I've had smaller cluster handle millions of docs and no issues so I find it hard to believe ES in cloud cannot handle 7K and reliably store them. I've tried just client.update for the hs-contacts index, and then when troubleshooting added the client.bulk to see if some discrepancy to rule out the cloud function.

Here is cluster size/info...

Here are the performance metrics

I will scour logs to try and find errors but it's puzzling.

I created a ticket with support #00258474

Also zoomed in on latest test in performance screen and doesn't seem resource constraint, and the requests shows over 7K requests so I don't think it's a loss between PubSub and cloud functions, it's something with ES cloud instances.

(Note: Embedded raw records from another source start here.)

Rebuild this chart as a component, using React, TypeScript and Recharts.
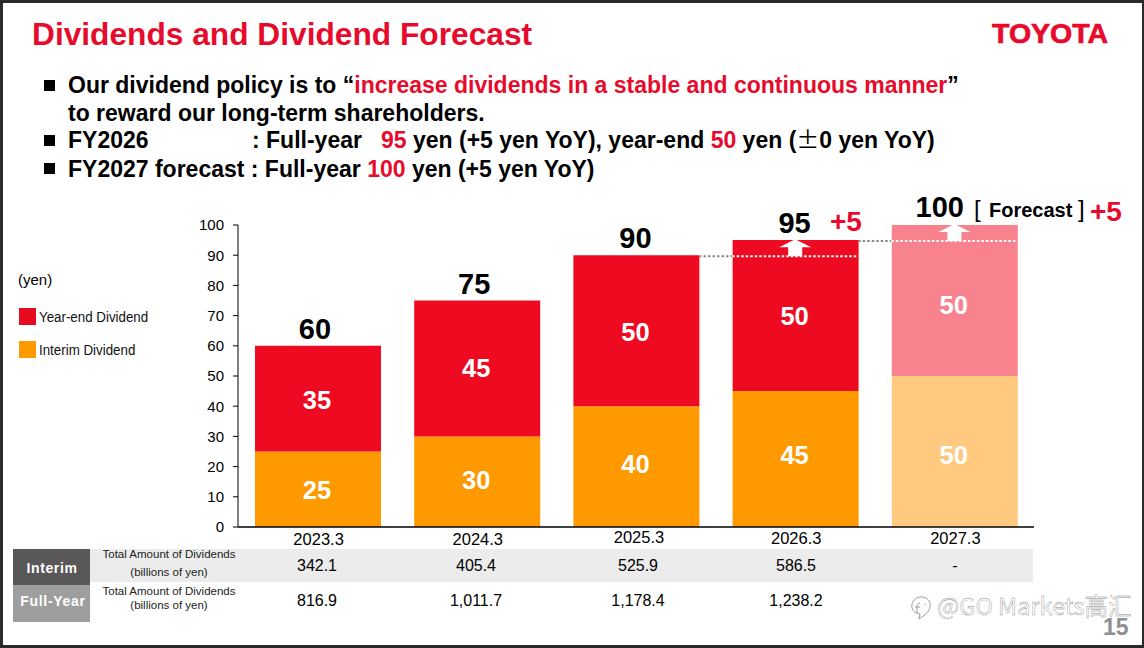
import React from "react";
import { BarChart, Bar, XAxis, YAxis, Cell, LabelList, Legend, ReferenceLine, ReferenceDot } from "recharts";

const categories = ["2023.3", "2024.3", "2025.3", "2026.3", "2027.3"];
const interim = [25, 30, 40, 45, 50];
const yearEnd = [35, 45, 50, 50, 50];
const totals = [60, 75, 90, 95, 100];
const yTicks = [0, 10, 20, 30, 40, 50, 60, 70, 80, 90, 100];
const interimAmounts = ["342.1", "405.4", "525.9", "586.5", "-"];
const fullYearAmounts = ["816.9", "1,011.7", "1,178.4", "1,238.2", ""];

const chartData = categories.map((year, i) => ({
  year,
  interim: interim[i],
  yearEnd: yearEnd[i],
  total: totals[i],
}));

const FONT = "'Liberation Sans', Arial, sans-serif";
const RED = "#EE0A20";
const TEXT_RED = "#E60B2C";
const ORANGE = "#FF9900";
const FORECAST_RED = "#F8838F";
const FORECAST_ORANGE = "#FFCA80";
const HALF_BAR = 63;

// the slide's labels were placed by hand, so they sit a little off the bar centres
const TICK_DX = [1, 1, 3, 1, 1];
const TICK_DY = [0, 0, -2, -1, -1];
const INTERIM_DY = [1, -2, -3, -4, 3];
const YEAR_END_DY = [1, 0, 1, 0, 4];
const TABLE_X = [317, 476, 638, 796, 955];

const Txt = ({ x, y, size, bold, color, center, style, children }: any) => (
  <div
    style={{
      position: "absolute",
      left: x,
      top: y,
      fontSize: size,
      fontWeight: bold ? 700 : 400,
      color: color || "#000",
      lineHeight: 1,
      whiteSpace: "pre",
      transform: center ? "translate(-50%, -50%)" : "translateY(-50%)",
      ...style,
    }}
  >
    {children}
  </div>
);

const Red = ({ children }: any) => <span style={{ color: TEXT_RED }}>{children}</span>;

const Square = ({ y }: any) => (
  <div style={{ position: "absolute", left: 44, top: y, width: 11, height: 11, background: "#000" }} />
);

// grey between the bars, white where it crosses the next bar
const StepLine = ({ x1, y1, x2 }: any) => (
  <g strokeWidth={2} strokeDasharray="2.5 2">
    <line x1={x1 + HALF_BAR} x2={x2 - HALF_BAR} y1={y1 + 1} y2={y1 + 1} stroke="#8c8c8c" />
    <line x1={x2 - HALF_BAR} x2={x2 + HALF_BAR} y1={y1 + 1} y2={y1 + 1} stroke="#fff" />
  </g>
);

const UpArrow = ({ cx, cy }: any) => (
  <path
    d={`M${cx} ${cy - 16} L${cx + 16} ${cy - 8} L${cx + 7} ${cy - 8} L${cx + 7} ${cy + 1} L${cx - 7} ${cy + 1} L${cx - 7} ${cy - 8} L${cx - 16} ${cy - 8} Z`}
    fill="#fff"
  />
);

const YearTick = ({ x, y, payload, index }: any) => (
  <text x={x + TICK_DX[index]} y={y + 10 + TICK_DY[index]} textAnchor="middle" fontSize={16.5} fontFamily={FONT} fill="#000">
    {payload.value}
  </text>
);

const TotalLabel = ({ x, y, width, value, index }: any) => {
  const forecast = index === categories.length - 1;
  return (
    <text
      x={x + width / 2 - (forecast ? 15 : index >= 2 ? 1 : 3)}
      y={y - (forecast ? 8 : 7)}
      textAnchor="middle"
      fontSize={29}
      fontWeight={700}
      fontFamily={FONT}
      fill="#000"
    >
      {value}
    </text>
  );
};

const SegmentLabel = ({ x, y, width, height, value, index, nudge }: any) => (
  <text
    x={x + width / 2 - 1}
    y={y + height / 2 + 9 + nudge[index]}
    textAnchor="middle"
    fontSize={25.5}
    fontWeight={700}
    fontFamily={FONT}
    fill="#fff"
  >
    {value}
  </text>
);

const LegendBox = () => (
  <div style={{ fontFamily: FONT, fontSize: 15.5, color: "#111" }}>
    {[
      { name: "Year-end Dividend", color: "#E60B21" },
      { name: "Interim Dividend", color: ORANGE },
    ].map((item) => (
      <div key={item.name} style={{ display: "flex", alignItems: "center", height: 33 }}>
        <span style={{ width: 17, height: 17, background: item.color, marginRight: 3 }} />
        <span style={{ display: "inline-block", transform: "scaleX(0.86)", transformOrigin: "left" }}>{item.name}</span>
      </div>
    ))}
  </div>
);

export default function App() {
  return (
    <div style={{ position: "absolute", left: 0, top: 0, width: 1144, height: 648, background: "#fff", overflow: "hidden", fontFamily: FONT }}>
      {/* table bands sit under the chart */}
      <div style={{ position: "absolute", left: 90, top: 549, width: 943, height: 33, background: "#ECECEC" }} />
      <div style={{ position: "absolute", left: 13, top: 549, width: 77, height: 36, background: "#595757" }} />
      <div style={{ position: "absolute", left: 13, top: 585, width: 77, height: 37, background: "#9E9E9E" }} />

      <div style={{ position: "absolute", left: 0, top: 0 }}>
        <BarChart
          width={1144}
          height={648}
          data={chartData}
          margin={{ top: 225, right: 110, bottom: 91, left: 178 }}
        >
          <XAxis
            dataKey="year"
            height={30}
            tickLine={false}
            axisLine={{ stroke: "#000", strokeWidth: 1.5 }}
            tick={<YearTick />}
            interval={0}
          />
          <YAxis
            width={60}
            domain={[0, 100]}
            ticks={yTicks}
            interval={0}
            tickLine={{ stroke: "#000" }}
            tickSize={5}
            axisLine={{ stroke: "#000" }}
            tick={{ fill: "#000", fontSize: 15, fontFamily: FONT }}
            tickMargin={9}
          />
          {/* horizontal + middle + center keeps the legend from eating plot space */}
          <Legend
            layout="horizontal"
            verticalAlign="middle"
            align="center"
            wrapperStyle={{ position: "absolute", left: 19, top: 300, width: 170 }}
            content={<LegendBox />}
          />
          <Bar dataKey="interim" stackId="a" barSize={126} isAnimationActive={false}>
            {chartData.map((d, i) => (
              <Cell key={d.year} fill={i === categories.length - 1 ? FORECAST_ORANGE : ORANGE} />
            ))}
            <LabelList dataKey="interim" content={<SegmentLabel nudge={INTERIM_DY} />} />
          </Bar>
          <Bar dataKey="yearEnd" stackId="a" barSize={126} isAnimationActive={false}>
            {chartData.map((d, i) => (
              <Cell key={d.year} fill={i === categories.length - 1 ? FORECAST_RED : RED} />
            ))}
            <LabelList dataKey="yearEnd" content={<SegmentLabel nudge={YEAR_END_DY} />} />
            <LabelList dataKey="total" content={<TotalLabel />} />
          </Bar>
          <ReferenceLine
            segment={[
              { x: categories[2], y: totals[2] },
              { x: categories[3], y: totals[2] },
            ]}
            shape={<StepLine />}
          />
          <ReferenceLine
            segment={[
              { x: categories[3], y: totals[3] },
              { x: categories[4], y: totals[3] },
            ]}
            shape={<StepLine />}
          />
          <ReferenceDot x={categories[3]} y={totals[2]} shape={<UpArrow />} />
          <ReferenceDot x={categories[4]} y={totals[3]} shape={<UpArrow />} />
        </BarChart>
      </div>

      {/* slide header */}
      <Txt x={32} y={35} size={31.7} bold color={TEXT_RED}>Dividends and Dividend Forecast</Txt>
      <Txt x={992} y={33} size={28.5} bold color={TEXT_RED} style={{ WebkitTextStroke: "0.7px " + TEXT_RED }}>TOYOTA</Txt>

      <Square y={80} />
      <Txt x={68} y={85} size={23} bold>Our dividend policy is to “<Red>increase dividends in a stable and continuous manner</Red>”</Txt>
      <Txt x={68} y={113} size={23} bold>to reward our long-term shareholders.</Txt>
      <Square y={135} />
      <Txt x={68} y={140} size={23} bold>FY2026</Txt>
      <Txt x={252} y={140} size={23} bold>: Full-year</Txt>
      <Txt x={381} y={140} size={23} bold>
        <Red>95</Red> yen (+5 yen YoY), year-end <Red>50</Red> yen (
        <span style={{ fontFamily: "'Noto Sans CJK JP'", fontWeight: 400, fontSize: 23, lineHeight: 0 }}>±</span>0 yen YoY)
      </Txt>
      <Square y={163} />
      <Txt x={68} y={169} size={23} bold>FY2027 forecast : Full-year <Red>100</Red> yen (+5 yen YoY)</Txt>

      {/* chart annotations */}
      <Txt x={18} y={279} size={15}>(yen)</Txt>
      <Txt x={830} y={222} size={28} bold color={TEXT_RED}>+5</Txt>
      <Txt x={974} y={209} size={24} style={{ fontWeight: 300 }}>[</Txt>
      <Txt x={989} y={210} size={20} bold>Forecast</Txt>
      <Txt x={1078} y={209} size={24} style={{ fontWeight: 300 }}>]</Txt>
      <Txt x={1090} y={212} size={28} bold color={TEXT_RED}>+5</Txt>

      {/* table */}
      <Txt x={52} y={568} size={14} bold color="#fff" center style={{ letterSpacing: 0.6 }}>Interim</Txt>
      <Txt x={53} y={601} size={14} bold color="#fff" center style={{ letterSpacing: 0.7 }}>Full-Year</Txt>
      <Txt x={169} y={555} size={11.5} center color="#222">Total Amount of Dividends</Txt>
      <Txt x={169} y={573} size={11.5} center color="#222">(billions of yen)</Txt>
      <Txt x={169} y={592} size={11.5} center color="#222">Total Amount of Dividends</Txt>
      <Txt x={169} y={606} size={11.5} center color="#222">(billions of yen)</Txt>
      {categories.map((c, i) => (
        <React.Fragment key={c}>
          <Txt x={TABLE_X[i]} y={566} size={16} center>{interimAmounts[i]}</Txt>
          <Txt x={TABLE_X[i]} y={601} size={16} center>{fullYearAmounts[i]}</Txt>
        </React.Fragment>
      ))}

      {/* watermark and page number */}
      <svg width={24} height={28} style={{ position: "absolute", left: 909, top: 594 }}>
        <path d="M12 3 C19 3 22 8 21 13 C20 19 14 22 10 25 L11 20 C5 19 2 15 3 10 C4 6 8 3 12 3 Z M11 9 C9 9 8 11 8 13 L8 19 M6 13 L11 13 M16 10 L16 11" fill="#fff" stroke="#9a9a9a" strokeWidth={1} />
      </svg>
      <Txt x={937} y={606} size={23.5} color="#fff" style={{ WebkitTextStroke: "0.4px #8a8a8a", fontFamily: "'Noto Sans CJK SC', 'Liberation Sans'" }}>@GO Markets高汇</Txt>
      <Txt x={1103} y={627} size={23} bold color="#8f8f8f">15</Txt>

      {/* screenshot frame */}
      <div style={{ position: "absolute", left: 0, top: 0, width: 1144, height: 3, background: "#2b2b2b" }} />
      <div style={{ position: "absolute", left: 0, top: 0, width: 3, height: 648, background: "#2b2b2b" }} />
      <div style={{ position: "absolute", left: 1142, top: 0, width: 2, height: 648, background: "#2b2b2b" }} />
      <div style={{ position: "absolute", left: 0, top: 645, width: 1144, height: 3, background: "#2b2b2b" }} />
    </div>
  );
}
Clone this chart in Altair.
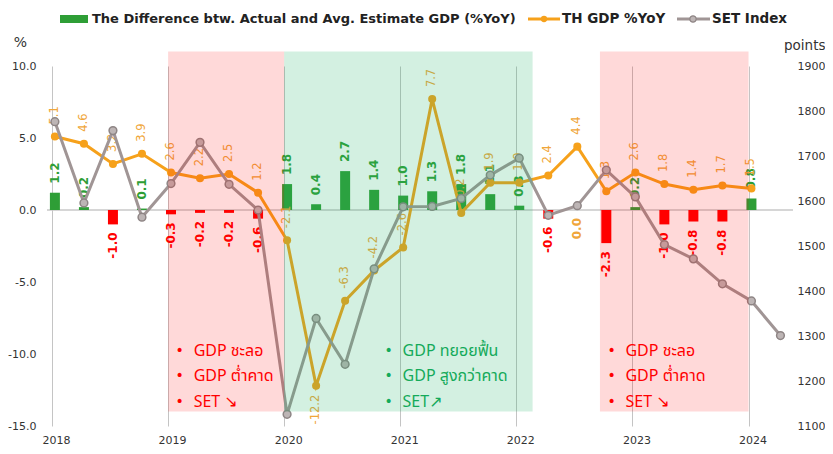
import altair as alt
import pandas as pd

# ---------------- data ----------------
quarters = ["2018Q1", "2018Q2", "2018Q3", "2018Q4",
            "2019Q1", "2019Q2", "2019Q3", "2019Q4",
            "2020Q1", "2020Q2", "2020Q3", "2020Q4",
            "2021Q1", "2021Q2", "2021Q3", "2021Q4",
            "2022Q1", "2022Q2", "2022Q3", "2022Q4",
            "2023Q1", "2023Q2", "2023Q3", "2023Q4",
            "2024Q1"]
gdp = [5.1, 4.6, 3.2, 3.9,
       2.6, 2.2, 2.5, 1.2,
       -2.1, -12.2, -6.3, -4.2,
       -2.6, 7.7, -0.2, 1.9,
       1.9, 2.4, 4.4, 1.3,
       2.6, 1.8, 1.4, 1.7,
       1.5]
diff = [1.2, 0.2, -1.0, 0.1,
        -0.3, -0.2, -0.2, -0.6,
        1.8, 0.4, 2.7, 1.4,
        1.0, 1.3, 1.8, 1.1,
        0.3, -0.6, 0.0, -2.3,
        0.2, -1.0, -0.8, -0.8,
        0.8]
set_quarters = quarters + ["2024Q2"]
set_index = [1776.3, 1595.6, 1756.4, 1563.9,
             1638.7, 1730.3, 1637.2, 1579.8,
             1125.9, 1339.0, 1237.0, 1449.4,
             1587.2, 1587.8, 1605.7, 1657.6,
             1695.2, 1568.3, 1589.5, 1668.7,
             1609.2, 1503.1, 1471.4, 1415.9,
             1377.9, 1301.0]
years = [2018, 2019, 2020, 2021, 2022, 2023, 2024]

region_start = [2019.0, 2020.0, 2022.72]
region_end = [2020.0, 2022.14, 2024.0]
region_kind = ["down", "up", "down"]
notes_down = ["GDP ชะลอ", "GDP ต่ำคาด", "SET ↘"]
notes_up = ["GDP ทยอยฟื้น", "GDP สูงกว่าคาด", "SET↗"]

legend_labels = ["The Difference btw. Actual and Avg. Estimate GDP (%YoY)",
                 "TH GDP %YoY", "SET Index"]

# ---------------- styling ----------------
GREEN = "#2E9E36"
RED = "#FF0000"
ORANGE = "#F6A11B"
ORANGE_L = "#F0A63A"
GRAY = "#A09595"
NOTE_RED = "#FF0000"
NOTE_GREEN = "#14AA5A"
FONT = "DejaVu Sans"
THAI = "Noto Sans Thai, Noto Sans, DejaVu Sans, sans-serif"
W, H = 746, 360


def qx(label):
    return int(label[:4]) + (int(label[-1]) - 1) * 0.25 + 0.025


main = pd.DataFrame({"q": quarters, "x": [qx(s) for s in quarters],
                     "gdp": gdp, "diff": diff})
main["gdp_txt"] = [f"{v:.1f}" for v in gdp]
main["diff_txt"] = [f"{v:.1f}" for v in diff]
main["sign"] = ["pos" if v > 0 else ("neg" if v < 0 else "zero") for v in diff]

setdf = pd.DataFrame({"q": set_quarters, "x": [qx(s) for s in set_quarters],
                      "set": set_index})

regions = pd.DataFrame({"start": region_start, "end": region_end,
                        "kind": region_kind, "top": 11.0, "bottom": -14.0})

note_rows = []
row_y = [-9.8, -11.5, -13.3]
for s, k in zip(region_start, region_kind):
    texts = notes_down if k == "down" else notes_up
    for j, t in enumerate(texts):
        note_rows.append({"x": s + 0.22 if k == "down" else s + 1.02,
                          "y": row_y[j], "text": t, "kind": k})
notes = pd.DataFrame(note_rows)
notes["bx"] = notes["x"] - 0.12

XS = alt.Scale(domain=[2018, 2024.34], nice=False, zero=False)
XA = alt.Axis(values=years, format="d", grid=True, gridColor="#C4C4C4",
              gridWidth=1, domain=False, ticks=False, tickSize=0,
              labelPadding=8, labelOffset=4, labelFont=FONT, labelFontSize=11,
              labelColor="#333333", labelFlush=False, labelOverlap=False, title=None)
YS = alt.Scale(domain=[-15, 10], nice=False, zero=False)
YA = alt.Axis(title="%", titleAngle=0, titleX=-27, titleY=-24, titleAlign="center",
              titleBaseline="middle", titleFont=FONT, titleFontSize=14,
              titleFontWeight="normal", titleColor="#333333",
              values=[-15, -10, -5, 0, 5, 10],
              labelExpr="replace(format(datum.value, '.1f'), '\u2212', '-')",
              grid=False, domain=False, ticks=False, tickSize=0, labelPadding=11,
              labelFont=FONT, labelFontSize=11, labelColor="#333333")
SIGN_SCALE = alt.Scale(domain=["pos", "neg", "zero"], range=[GREEN, RED, ORANGE_L])


def X(f="x:Q"):
    return alt.X(f, scale=XS, axis=XA)


base = alt.Chart(main)

zero_line = alt.Chart(pd.DataFrame({"z": [0]})).mark_rule(
    color="#C8C8C8", strokeWidth=1.5).encode(y=alt.Y("z:Q", scale=YS, axis=YA))

bars = base.mark_bar(size=10, orient="vertical").encode(
    x=X(), y=alt.Y("diff:Q", scale=YS, axis=YA), y2=alt.datum(0),
    color=alt.Color("sign:N", scale=SIGN_SCALE, legend=None))

bar_lab_pos = base.transform_filter("datum.diff > 0").mark_text(
    angle=270, align="left", baseline="middle", dx=9, font=FONT,
    fontSize=12, fontWeight="bold").encode(
    x=X(), y=alt.Y("diff:Q", scale=YS, axis=YA), text="diff_txt:N",
    color=alt.Color("sign:N", scale=SIGN_SCALE, legend=None))

bar_lab_neg = base.transform_filter("datum.diff <= 0").mark_text(
    angle=270, align="right", baseline="middle", dx=-8, font=FONT,
    fontSize=12, fontWeight="bold").encode(
    x=X(), y=alt.Y("diff:Q", scale=YS, axis=YA), text="diff_txt:N",
    color=alt.Color("sign:N", scale=SIGN_SCALE, legend=None))

gdp_lab_up = base.transform_filter("datum.gdp > -10").mark_text(
    angle=270, align="left", baseline="middle", dx=12, font=FONT,
    fontSize=11.5, color=ORANGE_L).encode(
    x=X(), y=alt.Y("gdp:Q", scale=YS, axis=YA), text="gdp_txt:N")

gdp_lab_dn = base.transform_filter("datum.gdp <= -10").mark_text(
    angle=270, align="right", baseline="middle", dx=-9, font=FONT,
    fontSize=11.5, color=ORANGE_L).encode(
    x=X(), y=alt.Y("gdp:Q", scale=YS, axis=YA), text="gdp_txt:N")

gdp_line = base.mark_line(color=ORANGE, strokeWidth=3).encode(
    x=X(), y=alt.Y("gdp:Q", scale=YS, axis=YA))
gdp_pts = base.mark_point(shape="circle", filled=True, size=65, opacity=1,
                          color=ORANGE).encode(
    x=X(), y=alt.Y("gdp:Q", scale=YS, axis=YA))

left = alt.layer(zero_line, bars, bar_lab_pos, bar_lab_neg, gdp_lab_up,
                 gdp_lab_dn, gdp_line, gdp_pts)

SS = alt.Scale(domain=[1100, 1900], nice=False, zero=False)
SA = alt.Axis(orient="right", title="points", titleAngle=0, titleX=32, titleY=-21,
              titleAlign="right", titleBaseline="middle", titleFont=FONT,
              titleFontSize=13.5, titleFontWeight="normal", titleColor="#333333",
              values=list(range(1100, 2000, 100)), format="d", grid=False,
              domain=False, ticks=False, tickSize=0, labelPadding=4,
              labelFont=FONT, labelFontSize=11, labelColor="#333333")
sbase = alt.Chart(setdf)
set_line = sbase.mark_line(color=GRAY, strokeWidth=3).encode(
    x=X(), y=alt.Y("set:Q", scale=SS, axis=SA))
set_pts = sbase.mark_point(shape="circle", filled=True, size=60, opacity=1,
                           fill="#BDB5B5", stroke="#8E8585", strokeWidth=1.5).encode(
    x=X(), y=alt.Y("set:Q", scale=SS, axis=SA))
right = alt.layer(set_line, set_pts)

# ---------------- overlay: shading, notes, legend ----------------
reg = alt.Chart(regions)
shade_down = reg.transform_filter("datum.kind == 'down'").mark_rect(
    color="#FF0000", opacity=0.15).encode(
    x=X("start:Q"), x2="end:Q",
    y=alt.Y("top:Q", scale=YS, axis=None), y2="bottom:Q")
shade_up = reg.transform_filter("datum.kind == 'up'").mark_rect(
    color="#21B36B", opacity=0.2).encode(
    x=X("start:Q"), x2="end:Q",
    y=alt.Y("top:Q", scale=YS, axis=None), y2="bottom:Q")

nt = alt.Chart(notes)
note_layers = []
for kind, col in [("down", NOTE_RED), ("up", NOTE_GREEN)]:
    flt = f"datum.kind == '{kind}'"
    note_layers.append(nt.transform_filter(flt).mark_text(
        align="left", baseline="middle", font=THAI, fontSize=16, color=col).encode(
        x=X(), y=alt.Y("y:Q", scale=YS, axis=None), text="text:N"))
    note_layers.append(nt.transform_filter(flt).mark_text(
        align="center", baseline="middle", font=FONT, fontSize=14, color=col,
        text="\u2022").encode(
        x=X("bx:Q"), y=alt.Y("y:Q", scale=YS, axis=None)))

LY = -47
leg_df = pd.DataFrame({"t": [0]})
leg_rect = alt.Chart(leg_df).mark_rect(color=GREEN).encode(
    x=alt.value(13), x2=alt.value(41), y=alt.value(LY - 4), y2=alt.value(LY + 4))
leg_t1 = alt.Chart(leg_df).mark_text(align="left", baseline="middle", font=FONT,
                                     fontSize=13, fontWeight="bold", color="#222222",
                                     text=legend_labels[0]).encode(
    x=alt.value(45), y=alt.value(LY))
leg_l2 = alt.Chart(leg_df).mark_rule(color=ORANGE, strokeWidth=3).encode(
    x=alt.value(481), x2=alt.value(513), y=alt.value(LY))
leg_p2 = alt.Chart(leg_df).mark_point(shape="circle", filled=True, size=40,
                                      opacity=1, color=ORANGE).encode(
    x=alt.value(497), y=alt.value(LY))
leg_t2 = alt.Chart(leg_df).mark_text(align="left", baseline="middle", font=FONT,
                                     fontSize=13.5, fontWeight="bold", color="#222222",
                                     text=legend_labels[1]).encode(
    x=alt.value(515), y=alt.value(LY))
leg_l3 = alt.Chart(leg_df).mark_rule(color=GRAY, strokeWidth=3).encode(
    x=alt.value(630), x2=alt.value(663), y=alt.value(LY))
leg_p3 = alt.Chart(leg_df).mark_point(shape="circle", filled=True, size=40,
                                      opacity=1, fill="#BDB5B5", stroke="#8E8585",
                                      strokeWidth=1.2).encode(
    x=alt.value(646), y=alt.value(LY))
leg_t3 = alt.Chart(leg_df).mark_text(align="left", baseline="middle", font=FONT,
                                     fontSize=13.5, fontWeight="bold", color="#222222",
                                     text=legend_labels[2]).encode(
    x=alt.value(665), y=alt.value(LY))

overlay = alt.layer(shade_down, shade_up, *note_layers, leg_rect, leg_t1, leg_l2,
                    leg_p2, leg_t2, leg_l3, leg_p3, leg_t3)

chart = alt.layer(left, right, overlay).resolve_scale(
    y="independent"
).properties(
    width=W, height=H,
    padding={"left": 39, "top": 58, "right": 32, "bottom": 20},
    autosize=alt.AutoSizeParams(type="none"),
    background="white",
).configure_view(stroke=None)

chart.save("out.html", embed_options={"renderer": "svg", "actions": False})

Logs filter was wrong and found version conflict errors:

{"took":1652,"errors":true,"items":[{"update":{"_index":"hs-contacts","_type":"_doc","_id":"61374f7e9fc502d796109ac4dd3a7f8a","_version":1,"result":"created","_shards":{"total":1,"successful":1,"failed":0},"_seq_no":1215,"_primary_term":1,"status":201}},{"update":{"_index":"metrics","_type":"_doc","_id":"archive","status":409,"error":{"type":"version_conflict_engine_exception","reason":"[_doc][archive]: version conflict, current version [9092] is different than the one provided [9091]","index_uuid":"2SxRhJtzTc2bQW9mH190DQ","shard":"0","index":"metrics"}}}]}

This appears just async issue with the incremental counter. I will remove the client.bulk and revert back to my client.update attempt and report. I believe this is independent of indexing the docs in hs-contacts index, however, so still doesn't explain why those are failing.